This markup calculator handles the two pricing questions every seller faces: given my cost and target markup percentage, what should the selling price be — and given my cost and current price, what markup am I actually earning? It also converts your markup into the equivalent profit margin, since the two are constantly confused.
Markup expresses profit as a percentage of cost, which makes it the natural tool for cost-plus pricing: start from what an item costs you, add your markup, and the price falls out. Retailers, wholesalers, contractors, and restaurants all price this way.
The Markup Formula (and How to Reverse It)
Both directions come from one relationship:
Selling price = Cost × (1 + Markup% ÷ 100)
So a $50 cost with a 60% markup sells for $50 × 1.60 = $80. To find the markup percentage from a cost and price, reverse it:
Markup% = (Price − Cost) ÷ Cost × 100
An item bought for $50 and sold at $80 carries a markup of ($80 − $50) ÷ $50 = 60%. The dollar difference — $30 here — is your gross profit per unit. This cost plus markup approach guarantees every sale contributes a predictable profit on top of what you paid, as long as your cost figure includes freight, packaging, and other landed costs.
Markup vs Margin — Not the Same Number
Markup divides profit by cost; margin divides the same profit by price. Because price is bigger than cost, the margin percentage is always smaller than the markup percentage for the same sale:
- 20% markup = 16.7% margin
- 25% markup = 20% margin
- 50% markup = 33.3% margin
- 60% markup = 37.5% margin
- 100% markup = 50% margin
- 200% markup = 66.7% margin
To convert: Margin = Markup ÷ (1 + Markup), both as decimals. Mixing them up is expensive — a shop targeting a 50% margin but applying a 50% markup earns only a 33.3% margin, a third less profit than planned. Use our margin calculator when you want to work from the price side.

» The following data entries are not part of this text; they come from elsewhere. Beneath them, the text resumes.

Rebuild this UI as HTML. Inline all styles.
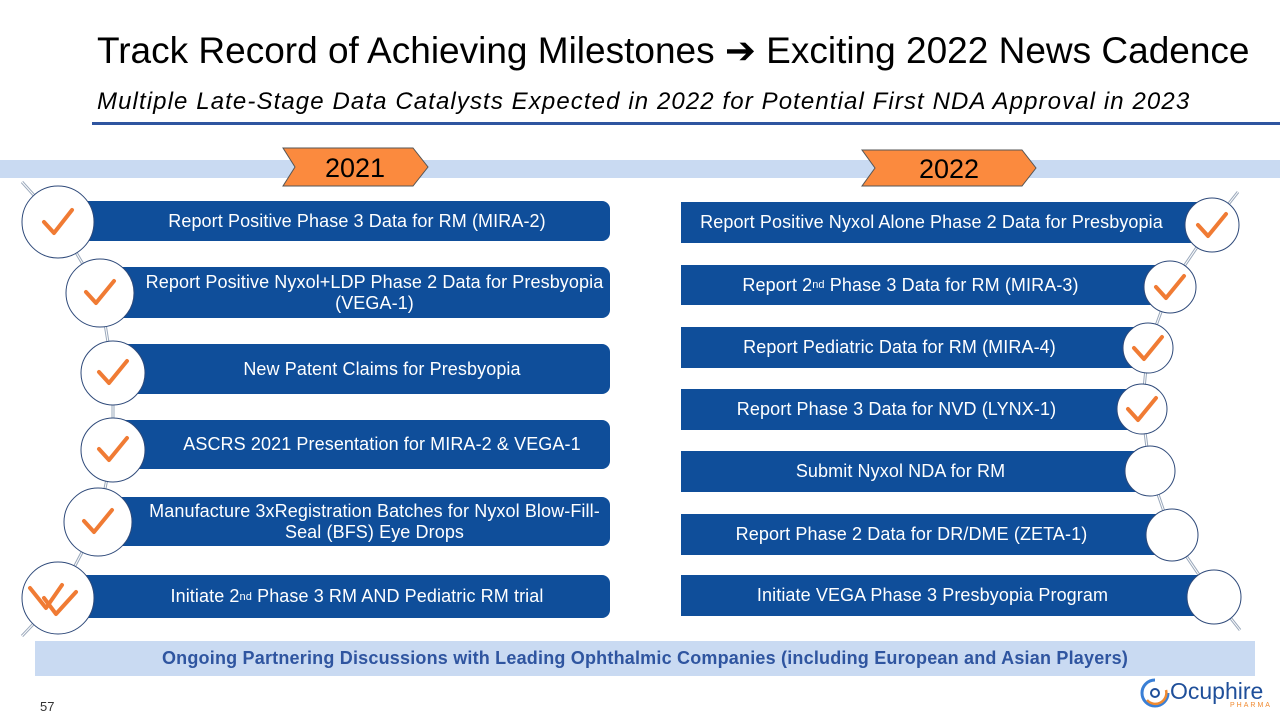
<!DOCTYPE html>
<html><head><meta charset="utf-8"><style>
body{margin:0;width:1280px;height:720px;background:#fff;position:relative;overflow:hidden;font-family:"Liberation Sans",sans-serif}
.abs{position:absolute}
.box{position:absolute;background:#0f4e9a;color:#fff;font-size:18px;letter-spacing:0.1px;display:flex;align-items:center;justify-content:center;text-align:center;line-height:21px;box-sizing:border-box}
.l{border-radius:0 8px 8px 0;padding-left:40px;padding-right:6px}
.r{padding-right:30px}
sup{font-size:11px;line-height:0}
</style></head><body>
<div class="abs" style="left:97px;top:29px;font-size:37px;color:#000;white-space:nowrap">Track Record of Achieving Milestones ➔ Exciting 2022 News Cadence</div>
<div class="abs" style="left:97px;top:88px;font-size:24px;letter-spacing:1.1px;font-style:italic;color:#000;white-space:nowrap">Multiple Late-Stage Data Catalysts Expected in 2022 for Potential First NDA Approval in 2023</div>
<div class="abs" style="left:92px;top:122px;width:1188px;height:3px;background:#2f55a0"></div>
<div class="abs" style="left:0;top:160px;width:1280px;height:18px;background:#c9daf2"></div>
<svg class="abs" style="left:0;top:0" width="1280" height="720">
<polygon points="283,148 413,148 428,167 413,186 283,186 295,167" fill="#fb8a3e" stroke="#555" stroke-width="1"/>
<polygon points="862,150 1022,150 1036,168 1022,186 862,186 875,168" fill="#fb8a3e" stroke="#555" stroke-width="1"/>
<text x="355" y="177" font-size="27" text-anchor="middle" font-family="Liberation Sans">2021</text>
<text x="949" y="178" font-size="27" text-anchor="middle" font-family="Liberation Sans">2022</text>
<polyline points="22,182 58,222 100,293 113,373 113,450 98,522 58,598 22,636" fill="none" stroke="#9aa8bb" stroke-width="3"/>
<polyline points="22,182 58,222 100,293 113,373 113,450 98,522 58,598 22,636" fill="none" stroke="#fff" stroke-width="1"/>
<polyline points="1238,192 1212,225 1170,287 1148,348 1142,409 1150,471 1172,535 1214,597 1240,630" fill="none" stroke="#9aa8bb" stroke-width="3"/>
<polyline points="1238,192 1212,225 1170,287 1148,348 1142,409 1150,471 1172,535 1214,597 1240,630" fill="none" stroke="#fff" stroke-width="1"/>
</svg>
<div class="box l" style="left:70px;top:201px;width:540px;height:40px">Report Positive Phase 3 Data for RM (MIRA-2)</div>
<div class="box l" style="left:105px;top:267px;width:505px;height:51px">Report Positive Nyxol+LDP Phase 2 Data for Presbyopia (VEGA-1)</div>
<div class="box l" style="left:120px;top:344px;width:490px;height:50px">New Patent Claims for Presbyopia</div>
<div class="box l" style="left:120px;top:420px;width:490px;height:49px">ASCRS 2021 Presentation for MIRA-2 &amp; VEGA-1</div>
<div class="box l" style="left:105px;top:497px;width:505px;height:49px">Manufacture 3xRegistration Batches for Nyxol Blow-Fill-Seal (BFS) Eye Drops</div>
<div class="box l" style="left:70px;top:575px;width:540px;height:43px">Initiate 2<sup>nd</sup>&nbsp;Phase 3 RM AND Pediatric RM trial</div>

<div class="box r" style="left:681px;top:202px;width:531px;height:41px">Report Positive Nyxol Alone Phase 2 Data for Presbyopia</div>
<div class="box r" style="left:681px;top:265px;width:489px;height:40px">Report 2<sup>nd</sup>&nbsp;Phase 3 Data for RM (MIRA-3)</div>
<div class="box r" style="left:681px;top:327px;width:467px;height:41px">Report Pediatric Data for RM (MIRA-4)</div>
<div class="box r" style="left:681px;top:389px;width:461px;height:41px">Report Phase 3 Data for NVD (LYNX-1)</div>
<div class="box r" style="left:681px;top:451px;width:469px;height:41px">Submit Nyxol NDA for RM</div>
<div class="box r" style="left:681px;top:514px;width:491px;height:41px">Report Phase 2 Data for DR/DME (ZETA-1)</div>
<div class="box r" style="left:681px;top:575px;width:533px;height:41px">Initiate VEGA Phase 3 Presbyopia Program</div>

<svg class="abs" style="left:0;top:0" width="1280" height="720">
<g fill="#fff" stroke="#2f4a7a" stroke-width="1">
<circle cx="58" cy="222" r="36"/><circle cx="100" cy="293" r="34"/><circle cx="113" cy="373" r="32"/><circle cx="113" cy="450" r="32"/><circle cx="98" cy="522" r="34"/><circle cx="58" cy="598" r="36"/>
<circle cx="1212" cy="225" r="27"/><circle cx="1170" cy="287" r="26"/><circle cx="1148" cy="348" r="25"/><circle cx="1142" cy="409" r="25"/><circle cx="1150" cy="471" r="25"/><circle cx="1172" cy="535" r="26"/><circle cx="1214" cy="597" r="27"/>
</g>
<g fill="none" stroke="#f07b34" stroke-width="4" stroke-linecap="round" stroke-linejoin="round">
<polyline points="44,222 54,233 72,210"/><polyline points="86,292 96,303 114,281"/><polyline points="99,372 109,383 127,361"/><polyline points="99,449 109,460 127,438"/><polyline points="84,521 94,532 112,510"/>
<polyline points="30,588 46,608 62,585"/><polyline points="44,598 56,614 76,592"/>
<polyline points="1198,225 1208,236 1226,214"/><polyline points="1156,287 1166,298 1184,276"/><polyline points="1134,348 1144,359 1162,337"/><polyline points="1128,409 1138,420 1156,398"/>
</g>
</svg>
<div class="abs" style="left:35px;top:641px;width:1220px;height:35px;background:#c9daf2;color:#2f55a0;font-weight:bold;font-size:18px;letter-spacing:0.2px;display:flex;align-items:center;justify-content:center">Ongoing Partnering Discussions with Leading Ophthalmic Companies (including European and Asian Players)</div>
<div class="abs" style="left:40px;top:699px;font-size:13px;color:#333">57</div>
<div class="abs" style="left:1138px;top:676px;width:130px;height:34px">
<svg width="34" height="34" style="position:absolute;left:0;top:0"><path d="M17 4 A13 13 0 1 0 30 17" fill="none" stroke="#3a7fd5" stroke-width="3"/><path d="M9 24 A11 11 0 0 0 28 14" fill="none" stroke="#f08a30" stroke-width="2.5"/><circle cx="17" cy="17" r="4" fill="none" stroke="#1f4f9a" stroke-width="2"/></svg>
<span style="position:absolute;left:32px;top:2px;font-size:23px;color:#1f4f9a">Ocuphire</span>
<span style="position:absolute;left:92px;top:26px;font-size:7px;color:#f08a30;letter-spacing:2px">PHARMA</span>
</div>
</body></html>
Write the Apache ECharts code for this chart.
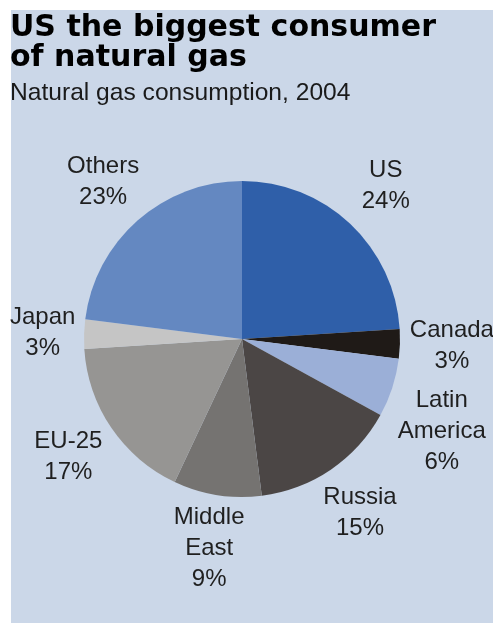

Example: Pricing a Product That Costs $50
A boutique buys jackets for $50 landed cost and applies keystone pricing — a 100% markup, the traditional retail standard.
- Selling price: $50 × (1 + 100 ÷ 100) = $100.
- Profit per jacket: $50.
- Equivalent margin: $50 ÷ $100 = 50%.
A competitor sells the same jacket for $80. Its markup is ($80 − $50) ÷ $50 = 60%, a 37.5% margin. If the boutique matches that price, each sale earns $30 instead of $50 — it must sell 67% more jackets to make the same total profit. That arithmetic is why small discounts require surprisingly large volume increases to break even.
Frequently Asked Questions
What is the difference between markup and margin?
Markup is profit as a percentage of cost; margin is profit as a percentage of the selling price. Selling a $50 item for $80 gives a 60% markup but a 37.5% margin — the same $30 profit divided by different bases. Margin is always the smaller number, and confusing the two leads to underpricing.
How do I calculate markup percentage?
Subtract cost from selling price, divide by cost, and multiply by 100: Markup% = (Price − Cost) ÷ Cost × 100. An item that costs $40 and sells for $60 has a markup of ($60 − $40) ÷ $40 × 100 = 50%. To go the other way, multiply cost by (1 + markup ÷ 100) to get the price.
What is a 100% markup?
A 100% markup means the selling price is double the cost — a $25 item sells for $50. Retailers call this keystone pricing, and it has been the traditional default in apparel and gift retail. A 100% markup is equivalent to a 50% gross margin: half of every sales dollar is profit before operating expenses.
What markup should I use for retail?
Typical retail markups run 50%–100% (33%–50% margins), with keystone (100%) the classic starting point for apparel and specialty goods. Grocery works on much thinner markups of 5%–25%, while jewelry, accessories, and restaurant beverages often exceed 200%–300%. Set your markup to cover operating costs and target profit at your realistic sales volume, then sanity-check against competitors.
How do I convert markup to margin?
Divide the markup by one plus the markup (as decimals): Margin = Markup ÷ (1 + Markup). A 60% markup converts to 0.60 ÷ 1.60 = 37.5% margin. Going the other way, Markup = Margin ÷ (1 − Margin), so a 40% margin requires a 66.7% markup on cost.